Stated exercise: Reproduce nothing but the lines from the one with "Write the Plotly code for this chart." through the one with "m in months[:n]]", exactly and with both ends. Omit pictures.

Dataset extract:
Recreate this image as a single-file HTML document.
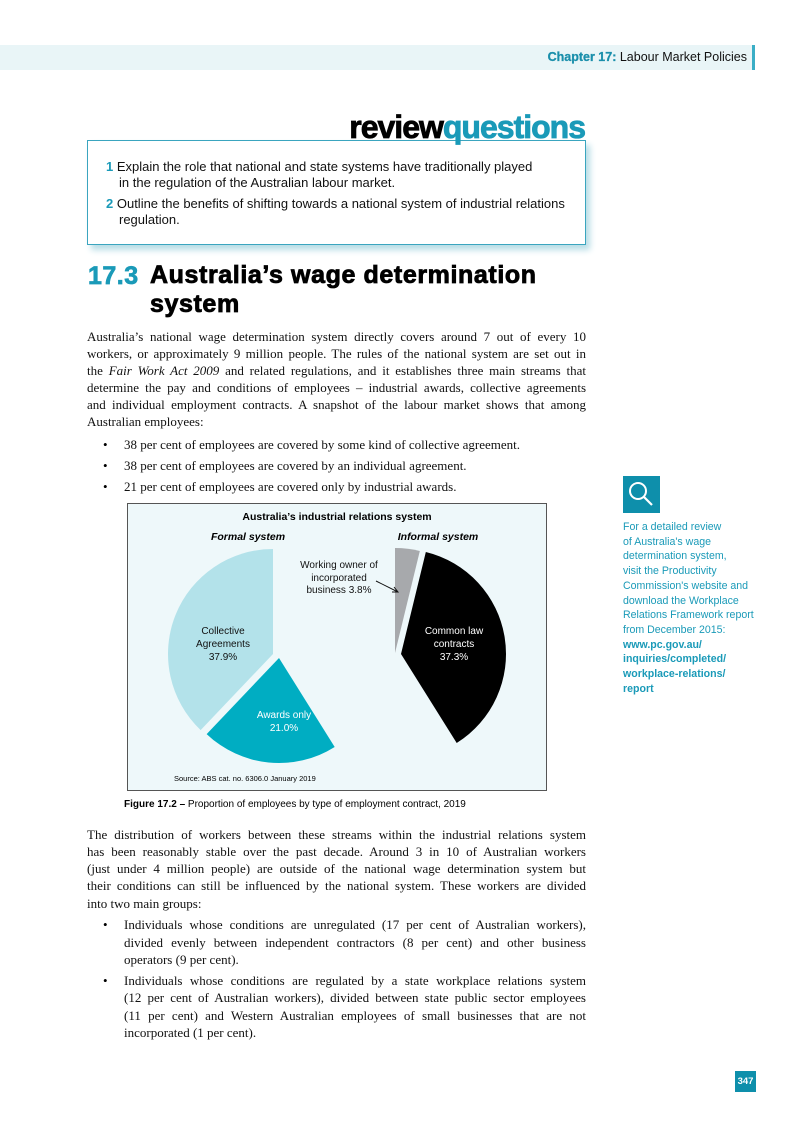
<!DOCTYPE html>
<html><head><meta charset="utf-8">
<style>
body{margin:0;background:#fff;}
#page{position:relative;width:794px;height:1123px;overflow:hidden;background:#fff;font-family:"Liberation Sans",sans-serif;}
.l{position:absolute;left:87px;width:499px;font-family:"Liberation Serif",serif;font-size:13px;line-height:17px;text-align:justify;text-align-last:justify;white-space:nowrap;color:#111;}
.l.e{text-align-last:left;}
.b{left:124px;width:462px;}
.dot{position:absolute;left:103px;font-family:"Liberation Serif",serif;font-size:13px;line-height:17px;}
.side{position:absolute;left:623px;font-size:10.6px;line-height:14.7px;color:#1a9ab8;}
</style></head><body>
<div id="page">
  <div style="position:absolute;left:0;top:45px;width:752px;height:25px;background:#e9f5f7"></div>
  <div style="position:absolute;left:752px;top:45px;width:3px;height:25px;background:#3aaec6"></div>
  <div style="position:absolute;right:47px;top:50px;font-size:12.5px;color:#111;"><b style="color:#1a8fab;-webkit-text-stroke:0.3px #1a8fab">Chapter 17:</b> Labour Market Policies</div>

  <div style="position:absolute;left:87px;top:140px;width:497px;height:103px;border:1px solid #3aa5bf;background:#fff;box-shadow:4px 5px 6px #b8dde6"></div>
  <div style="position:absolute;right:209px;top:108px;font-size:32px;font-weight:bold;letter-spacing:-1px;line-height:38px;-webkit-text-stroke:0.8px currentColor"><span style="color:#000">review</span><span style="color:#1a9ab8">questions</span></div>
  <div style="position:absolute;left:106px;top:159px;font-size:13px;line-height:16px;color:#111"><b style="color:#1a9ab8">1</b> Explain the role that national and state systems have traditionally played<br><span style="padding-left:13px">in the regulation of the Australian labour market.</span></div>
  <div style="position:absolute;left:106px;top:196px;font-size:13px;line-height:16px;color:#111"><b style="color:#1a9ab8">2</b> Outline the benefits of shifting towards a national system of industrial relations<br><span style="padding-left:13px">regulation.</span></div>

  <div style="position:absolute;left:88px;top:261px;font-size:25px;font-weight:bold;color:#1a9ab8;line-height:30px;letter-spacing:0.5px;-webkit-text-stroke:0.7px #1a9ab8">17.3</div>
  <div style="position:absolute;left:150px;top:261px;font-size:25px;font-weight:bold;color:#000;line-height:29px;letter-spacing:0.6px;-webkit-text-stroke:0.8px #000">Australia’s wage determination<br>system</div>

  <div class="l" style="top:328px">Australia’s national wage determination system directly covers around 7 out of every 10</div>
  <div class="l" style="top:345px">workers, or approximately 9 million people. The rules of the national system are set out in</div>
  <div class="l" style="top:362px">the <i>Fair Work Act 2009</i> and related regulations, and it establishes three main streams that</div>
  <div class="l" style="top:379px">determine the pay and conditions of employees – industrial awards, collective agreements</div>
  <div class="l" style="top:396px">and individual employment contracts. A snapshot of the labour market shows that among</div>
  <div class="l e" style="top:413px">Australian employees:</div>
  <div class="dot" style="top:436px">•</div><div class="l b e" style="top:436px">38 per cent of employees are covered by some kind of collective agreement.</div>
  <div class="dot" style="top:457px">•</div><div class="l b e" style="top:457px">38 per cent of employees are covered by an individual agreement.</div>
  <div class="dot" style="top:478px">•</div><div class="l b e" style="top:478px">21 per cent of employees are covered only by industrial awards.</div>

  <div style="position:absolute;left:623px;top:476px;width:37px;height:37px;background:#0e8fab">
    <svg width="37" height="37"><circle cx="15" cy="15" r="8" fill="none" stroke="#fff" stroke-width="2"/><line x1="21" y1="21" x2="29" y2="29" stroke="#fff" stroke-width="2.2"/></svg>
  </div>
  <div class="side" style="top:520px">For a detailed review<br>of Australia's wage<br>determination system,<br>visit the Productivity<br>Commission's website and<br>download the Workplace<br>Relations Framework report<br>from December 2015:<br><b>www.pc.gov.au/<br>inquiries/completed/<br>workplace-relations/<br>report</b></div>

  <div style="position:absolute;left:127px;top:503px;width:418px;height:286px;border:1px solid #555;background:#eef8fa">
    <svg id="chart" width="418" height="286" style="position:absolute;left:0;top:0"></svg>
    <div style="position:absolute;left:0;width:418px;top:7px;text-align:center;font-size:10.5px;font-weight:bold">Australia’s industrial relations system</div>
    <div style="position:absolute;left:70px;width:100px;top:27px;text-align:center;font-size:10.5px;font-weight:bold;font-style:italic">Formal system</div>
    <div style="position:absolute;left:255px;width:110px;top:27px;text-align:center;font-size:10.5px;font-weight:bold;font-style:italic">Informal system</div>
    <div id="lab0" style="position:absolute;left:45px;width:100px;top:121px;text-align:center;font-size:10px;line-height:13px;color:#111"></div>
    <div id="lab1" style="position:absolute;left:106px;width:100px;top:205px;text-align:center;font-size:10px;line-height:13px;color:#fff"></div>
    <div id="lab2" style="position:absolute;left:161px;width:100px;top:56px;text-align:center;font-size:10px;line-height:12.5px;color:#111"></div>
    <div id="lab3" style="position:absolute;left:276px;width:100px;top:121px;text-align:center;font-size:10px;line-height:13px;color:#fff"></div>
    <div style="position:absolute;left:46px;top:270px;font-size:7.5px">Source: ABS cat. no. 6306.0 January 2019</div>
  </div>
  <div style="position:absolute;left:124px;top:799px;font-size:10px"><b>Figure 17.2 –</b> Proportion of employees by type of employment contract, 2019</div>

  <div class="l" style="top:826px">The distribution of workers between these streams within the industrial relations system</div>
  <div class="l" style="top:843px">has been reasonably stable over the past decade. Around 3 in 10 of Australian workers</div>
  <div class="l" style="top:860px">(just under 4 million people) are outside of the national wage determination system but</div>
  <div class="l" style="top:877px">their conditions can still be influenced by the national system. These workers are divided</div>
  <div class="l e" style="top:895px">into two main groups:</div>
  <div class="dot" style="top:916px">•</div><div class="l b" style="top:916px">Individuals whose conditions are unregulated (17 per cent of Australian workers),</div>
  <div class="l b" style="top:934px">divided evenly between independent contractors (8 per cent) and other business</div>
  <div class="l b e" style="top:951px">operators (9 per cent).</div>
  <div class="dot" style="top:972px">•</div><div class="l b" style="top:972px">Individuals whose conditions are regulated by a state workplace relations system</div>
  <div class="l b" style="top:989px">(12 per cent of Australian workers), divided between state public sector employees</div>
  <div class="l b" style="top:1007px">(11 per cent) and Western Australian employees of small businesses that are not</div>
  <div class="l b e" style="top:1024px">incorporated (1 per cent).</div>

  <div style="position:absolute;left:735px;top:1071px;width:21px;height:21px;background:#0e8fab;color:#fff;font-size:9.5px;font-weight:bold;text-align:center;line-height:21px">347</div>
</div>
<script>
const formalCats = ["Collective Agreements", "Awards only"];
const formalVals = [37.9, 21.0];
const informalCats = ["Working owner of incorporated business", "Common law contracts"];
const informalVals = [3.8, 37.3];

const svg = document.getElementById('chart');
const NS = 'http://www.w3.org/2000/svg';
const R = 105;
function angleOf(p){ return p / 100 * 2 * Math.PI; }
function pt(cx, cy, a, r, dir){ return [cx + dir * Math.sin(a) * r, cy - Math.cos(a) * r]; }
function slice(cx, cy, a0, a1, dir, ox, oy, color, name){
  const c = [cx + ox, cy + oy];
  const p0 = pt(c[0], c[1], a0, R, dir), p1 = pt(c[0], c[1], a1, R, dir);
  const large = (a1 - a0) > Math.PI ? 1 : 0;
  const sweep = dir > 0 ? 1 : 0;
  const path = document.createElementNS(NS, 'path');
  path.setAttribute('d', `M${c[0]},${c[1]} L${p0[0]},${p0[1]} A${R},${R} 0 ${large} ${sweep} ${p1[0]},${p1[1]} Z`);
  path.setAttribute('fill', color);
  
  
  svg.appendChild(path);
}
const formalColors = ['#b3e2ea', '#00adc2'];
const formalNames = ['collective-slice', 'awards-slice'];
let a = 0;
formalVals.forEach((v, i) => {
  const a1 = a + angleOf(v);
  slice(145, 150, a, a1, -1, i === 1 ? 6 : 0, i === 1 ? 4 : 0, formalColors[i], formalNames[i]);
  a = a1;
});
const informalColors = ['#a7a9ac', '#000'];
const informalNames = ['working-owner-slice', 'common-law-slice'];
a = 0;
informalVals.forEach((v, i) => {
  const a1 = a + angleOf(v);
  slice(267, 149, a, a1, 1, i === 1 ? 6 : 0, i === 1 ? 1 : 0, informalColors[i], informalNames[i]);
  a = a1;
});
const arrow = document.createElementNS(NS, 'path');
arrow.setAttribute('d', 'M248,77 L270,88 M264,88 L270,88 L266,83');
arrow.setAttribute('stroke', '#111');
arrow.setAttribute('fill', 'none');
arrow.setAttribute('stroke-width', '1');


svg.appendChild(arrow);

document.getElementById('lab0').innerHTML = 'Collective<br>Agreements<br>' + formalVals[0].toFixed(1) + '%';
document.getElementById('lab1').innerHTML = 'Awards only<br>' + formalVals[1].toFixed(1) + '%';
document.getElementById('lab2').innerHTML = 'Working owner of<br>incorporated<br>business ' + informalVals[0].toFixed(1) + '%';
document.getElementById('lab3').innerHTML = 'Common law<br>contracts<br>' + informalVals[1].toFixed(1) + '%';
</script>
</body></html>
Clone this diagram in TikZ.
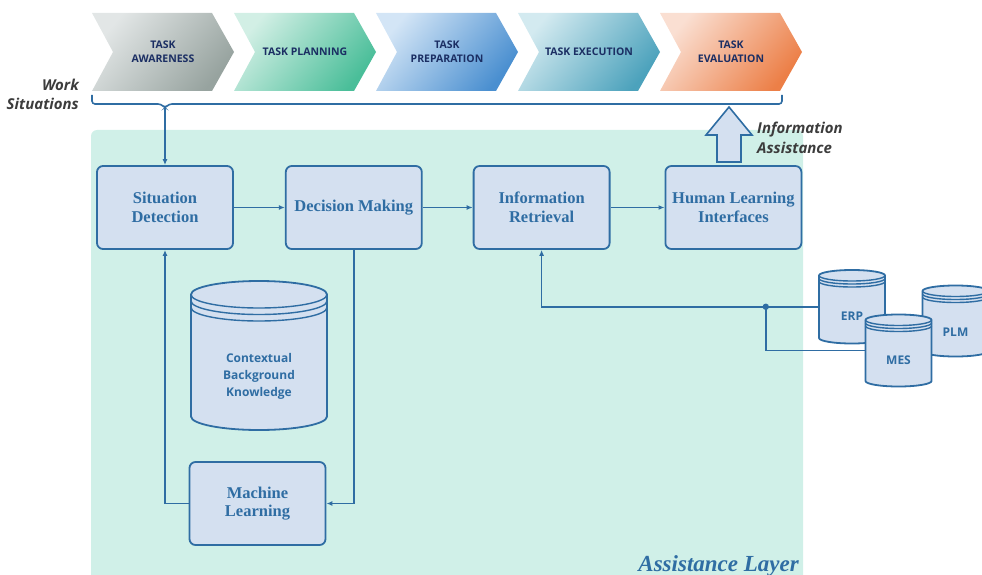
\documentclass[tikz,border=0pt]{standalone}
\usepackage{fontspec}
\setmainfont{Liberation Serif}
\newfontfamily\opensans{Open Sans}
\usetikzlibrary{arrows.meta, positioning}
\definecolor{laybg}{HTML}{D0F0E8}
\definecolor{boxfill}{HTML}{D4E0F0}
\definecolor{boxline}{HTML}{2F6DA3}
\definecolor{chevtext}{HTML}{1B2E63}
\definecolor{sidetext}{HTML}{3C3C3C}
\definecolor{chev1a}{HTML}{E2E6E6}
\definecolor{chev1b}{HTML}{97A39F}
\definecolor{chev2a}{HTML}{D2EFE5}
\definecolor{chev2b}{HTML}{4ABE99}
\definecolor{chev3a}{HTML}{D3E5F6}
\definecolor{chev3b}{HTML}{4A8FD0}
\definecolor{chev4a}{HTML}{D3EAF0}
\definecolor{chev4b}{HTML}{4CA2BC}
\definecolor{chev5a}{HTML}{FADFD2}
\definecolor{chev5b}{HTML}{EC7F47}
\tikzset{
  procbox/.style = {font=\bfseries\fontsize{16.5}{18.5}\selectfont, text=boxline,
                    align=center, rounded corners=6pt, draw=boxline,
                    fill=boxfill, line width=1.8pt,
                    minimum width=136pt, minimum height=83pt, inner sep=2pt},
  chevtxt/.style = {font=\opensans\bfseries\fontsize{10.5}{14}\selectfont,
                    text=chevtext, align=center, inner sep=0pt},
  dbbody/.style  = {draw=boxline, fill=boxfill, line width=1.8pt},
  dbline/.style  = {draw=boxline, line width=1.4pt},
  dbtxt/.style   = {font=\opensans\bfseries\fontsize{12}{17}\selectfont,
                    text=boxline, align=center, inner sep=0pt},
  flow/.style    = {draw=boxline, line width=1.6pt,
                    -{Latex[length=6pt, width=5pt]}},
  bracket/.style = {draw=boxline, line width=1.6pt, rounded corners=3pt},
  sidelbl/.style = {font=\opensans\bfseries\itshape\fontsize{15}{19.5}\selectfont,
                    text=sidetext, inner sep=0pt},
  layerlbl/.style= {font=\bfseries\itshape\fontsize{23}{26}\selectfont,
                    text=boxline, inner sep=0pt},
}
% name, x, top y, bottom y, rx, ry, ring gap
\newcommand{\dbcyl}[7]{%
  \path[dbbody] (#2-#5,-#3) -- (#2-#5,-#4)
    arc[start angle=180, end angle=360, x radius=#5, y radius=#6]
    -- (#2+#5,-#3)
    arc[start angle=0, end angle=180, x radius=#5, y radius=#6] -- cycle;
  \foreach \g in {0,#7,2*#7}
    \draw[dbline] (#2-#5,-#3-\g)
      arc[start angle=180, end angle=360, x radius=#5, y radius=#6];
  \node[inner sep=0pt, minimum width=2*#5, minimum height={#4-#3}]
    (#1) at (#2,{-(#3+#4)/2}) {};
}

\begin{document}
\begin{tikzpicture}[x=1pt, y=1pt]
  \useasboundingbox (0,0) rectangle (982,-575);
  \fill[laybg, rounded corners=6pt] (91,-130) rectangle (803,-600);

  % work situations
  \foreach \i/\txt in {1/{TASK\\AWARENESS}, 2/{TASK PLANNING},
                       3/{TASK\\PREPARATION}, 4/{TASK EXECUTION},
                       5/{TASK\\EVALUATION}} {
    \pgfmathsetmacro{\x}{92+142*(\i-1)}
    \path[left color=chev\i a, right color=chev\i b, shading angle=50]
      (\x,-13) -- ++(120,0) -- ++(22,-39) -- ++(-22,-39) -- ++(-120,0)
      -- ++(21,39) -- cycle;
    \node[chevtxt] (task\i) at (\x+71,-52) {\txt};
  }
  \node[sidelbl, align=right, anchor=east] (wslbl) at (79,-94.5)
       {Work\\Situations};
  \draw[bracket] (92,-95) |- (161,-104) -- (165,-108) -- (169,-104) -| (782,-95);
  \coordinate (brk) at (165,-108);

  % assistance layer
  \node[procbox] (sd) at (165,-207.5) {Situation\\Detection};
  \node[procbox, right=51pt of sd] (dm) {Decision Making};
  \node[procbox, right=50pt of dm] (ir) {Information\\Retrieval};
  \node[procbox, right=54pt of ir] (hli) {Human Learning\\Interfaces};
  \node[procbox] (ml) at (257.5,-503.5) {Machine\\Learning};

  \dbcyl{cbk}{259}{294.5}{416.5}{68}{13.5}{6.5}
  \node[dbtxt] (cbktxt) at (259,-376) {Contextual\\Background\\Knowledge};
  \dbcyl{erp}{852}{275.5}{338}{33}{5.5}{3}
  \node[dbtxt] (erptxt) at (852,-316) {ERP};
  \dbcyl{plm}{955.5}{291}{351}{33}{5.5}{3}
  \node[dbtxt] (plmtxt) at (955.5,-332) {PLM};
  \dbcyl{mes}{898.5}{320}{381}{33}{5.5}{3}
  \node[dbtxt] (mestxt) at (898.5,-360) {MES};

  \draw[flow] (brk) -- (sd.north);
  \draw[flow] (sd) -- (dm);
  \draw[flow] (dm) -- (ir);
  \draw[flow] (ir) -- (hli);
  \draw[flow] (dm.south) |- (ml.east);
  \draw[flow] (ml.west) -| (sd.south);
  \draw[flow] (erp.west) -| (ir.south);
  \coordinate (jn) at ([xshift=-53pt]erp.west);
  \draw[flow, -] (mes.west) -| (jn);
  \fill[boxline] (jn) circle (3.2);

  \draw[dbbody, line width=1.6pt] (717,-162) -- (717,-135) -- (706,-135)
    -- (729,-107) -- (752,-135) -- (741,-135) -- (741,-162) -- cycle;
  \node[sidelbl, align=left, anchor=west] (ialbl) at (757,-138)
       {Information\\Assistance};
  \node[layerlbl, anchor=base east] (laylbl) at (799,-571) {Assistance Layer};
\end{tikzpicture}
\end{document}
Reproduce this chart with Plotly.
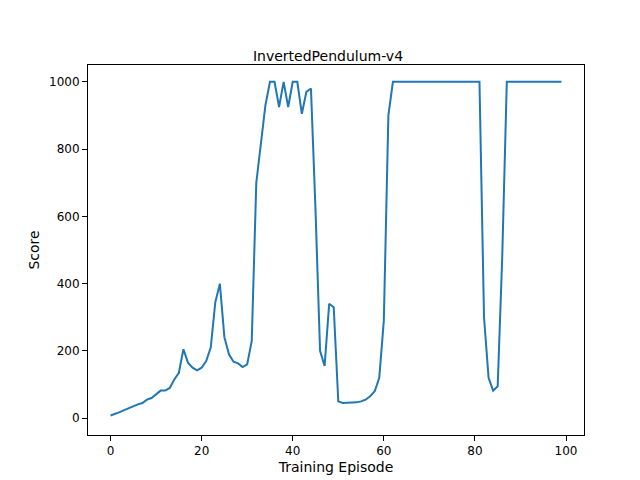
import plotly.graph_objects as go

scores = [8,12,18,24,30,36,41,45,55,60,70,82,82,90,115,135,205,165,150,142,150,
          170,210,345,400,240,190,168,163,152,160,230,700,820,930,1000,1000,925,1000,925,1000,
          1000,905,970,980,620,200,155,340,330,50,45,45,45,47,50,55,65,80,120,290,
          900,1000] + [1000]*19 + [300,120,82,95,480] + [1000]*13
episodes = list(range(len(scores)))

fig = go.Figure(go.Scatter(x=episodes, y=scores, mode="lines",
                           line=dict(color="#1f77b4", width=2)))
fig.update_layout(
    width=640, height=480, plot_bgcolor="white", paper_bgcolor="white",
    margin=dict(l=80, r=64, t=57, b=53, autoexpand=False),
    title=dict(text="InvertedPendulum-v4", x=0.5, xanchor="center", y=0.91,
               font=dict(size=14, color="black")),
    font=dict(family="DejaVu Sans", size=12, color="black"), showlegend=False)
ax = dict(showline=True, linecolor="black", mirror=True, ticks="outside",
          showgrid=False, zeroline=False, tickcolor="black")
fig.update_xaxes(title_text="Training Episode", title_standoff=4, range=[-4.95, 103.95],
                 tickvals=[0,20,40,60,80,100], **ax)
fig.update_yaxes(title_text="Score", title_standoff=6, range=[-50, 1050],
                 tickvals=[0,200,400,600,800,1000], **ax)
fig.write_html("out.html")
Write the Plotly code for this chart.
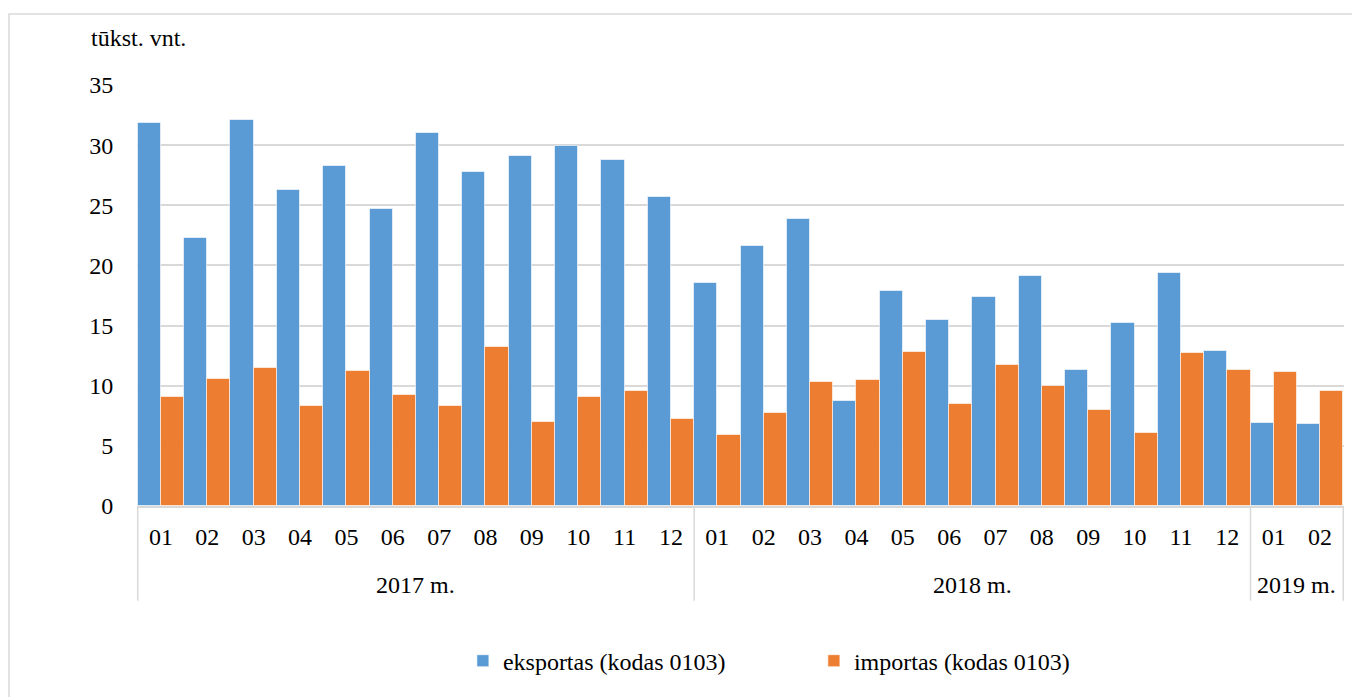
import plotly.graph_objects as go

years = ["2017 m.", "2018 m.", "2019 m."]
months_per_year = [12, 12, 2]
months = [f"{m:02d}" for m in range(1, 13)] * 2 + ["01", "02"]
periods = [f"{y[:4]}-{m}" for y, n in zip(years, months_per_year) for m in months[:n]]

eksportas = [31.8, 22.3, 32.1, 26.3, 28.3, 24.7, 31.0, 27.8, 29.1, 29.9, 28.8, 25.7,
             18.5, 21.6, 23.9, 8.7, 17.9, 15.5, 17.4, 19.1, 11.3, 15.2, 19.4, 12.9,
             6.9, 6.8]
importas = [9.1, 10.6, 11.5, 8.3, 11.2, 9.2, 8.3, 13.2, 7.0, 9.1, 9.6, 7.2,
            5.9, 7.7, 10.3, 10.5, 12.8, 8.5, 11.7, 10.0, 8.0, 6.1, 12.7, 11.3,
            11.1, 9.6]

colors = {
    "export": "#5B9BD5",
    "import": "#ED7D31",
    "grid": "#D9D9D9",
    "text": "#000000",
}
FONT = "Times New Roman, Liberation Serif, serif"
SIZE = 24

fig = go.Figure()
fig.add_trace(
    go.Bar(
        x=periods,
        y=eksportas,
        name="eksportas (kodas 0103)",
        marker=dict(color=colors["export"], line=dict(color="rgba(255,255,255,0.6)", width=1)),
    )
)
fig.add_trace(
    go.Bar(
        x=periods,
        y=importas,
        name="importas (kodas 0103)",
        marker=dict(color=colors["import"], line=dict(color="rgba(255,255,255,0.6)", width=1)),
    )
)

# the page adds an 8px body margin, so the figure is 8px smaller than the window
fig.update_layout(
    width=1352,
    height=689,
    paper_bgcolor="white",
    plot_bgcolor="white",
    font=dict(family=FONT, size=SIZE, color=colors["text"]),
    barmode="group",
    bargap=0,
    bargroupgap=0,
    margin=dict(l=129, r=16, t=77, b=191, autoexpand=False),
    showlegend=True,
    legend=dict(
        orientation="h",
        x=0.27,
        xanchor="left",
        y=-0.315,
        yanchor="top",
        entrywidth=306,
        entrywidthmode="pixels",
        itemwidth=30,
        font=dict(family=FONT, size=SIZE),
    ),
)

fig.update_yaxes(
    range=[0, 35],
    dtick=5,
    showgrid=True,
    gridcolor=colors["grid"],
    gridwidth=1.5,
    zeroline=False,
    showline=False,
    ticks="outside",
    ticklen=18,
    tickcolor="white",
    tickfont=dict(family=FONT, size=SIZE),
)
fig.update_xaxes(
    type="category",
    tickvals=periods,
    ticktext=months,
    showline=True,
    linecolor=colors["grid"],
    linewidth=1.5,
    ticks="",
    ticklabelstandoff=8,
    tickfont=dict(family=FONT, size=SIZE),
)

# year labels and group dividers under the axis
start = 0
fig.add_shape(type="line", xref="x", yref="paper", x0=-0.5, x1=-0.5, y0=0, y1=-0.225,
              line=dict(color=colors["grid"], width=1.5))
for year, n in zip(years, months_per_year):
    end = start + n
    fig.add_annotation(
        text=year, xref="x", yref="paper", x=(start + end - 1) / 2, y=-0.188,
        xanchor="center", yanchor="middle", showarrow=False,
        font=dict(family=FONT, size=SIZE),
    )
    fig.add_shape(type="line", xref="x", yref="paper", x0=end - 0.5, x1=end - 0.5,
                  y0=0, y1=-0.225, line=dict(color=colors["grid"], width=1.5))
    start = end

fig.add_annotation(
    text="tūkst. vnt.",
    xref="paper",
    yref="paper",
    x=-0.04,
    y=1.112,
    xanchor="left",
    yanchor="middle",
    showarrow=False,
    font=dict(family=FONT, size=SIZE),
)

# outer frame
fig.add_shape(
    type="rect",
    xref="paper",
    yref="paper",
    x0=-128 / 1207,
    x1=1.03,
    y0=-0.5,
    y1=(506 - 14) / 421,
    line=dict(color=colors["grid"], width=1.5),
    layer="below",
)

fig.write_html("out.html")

Solution to this problem:
Write the Plotly code for this chart.
import plotly.graph_objects as go

years = ["2017 m.", "2018 m.", "2019 m."]
months_per_year = [12, 12, 2]
months = [f"{m:02d}" for m in range(1, 13)] * 2 + ["01", "02"]
periods = [f"{y[:4]}-{m}" for y, n in zip(years, months_per_year) for m in months[:n]]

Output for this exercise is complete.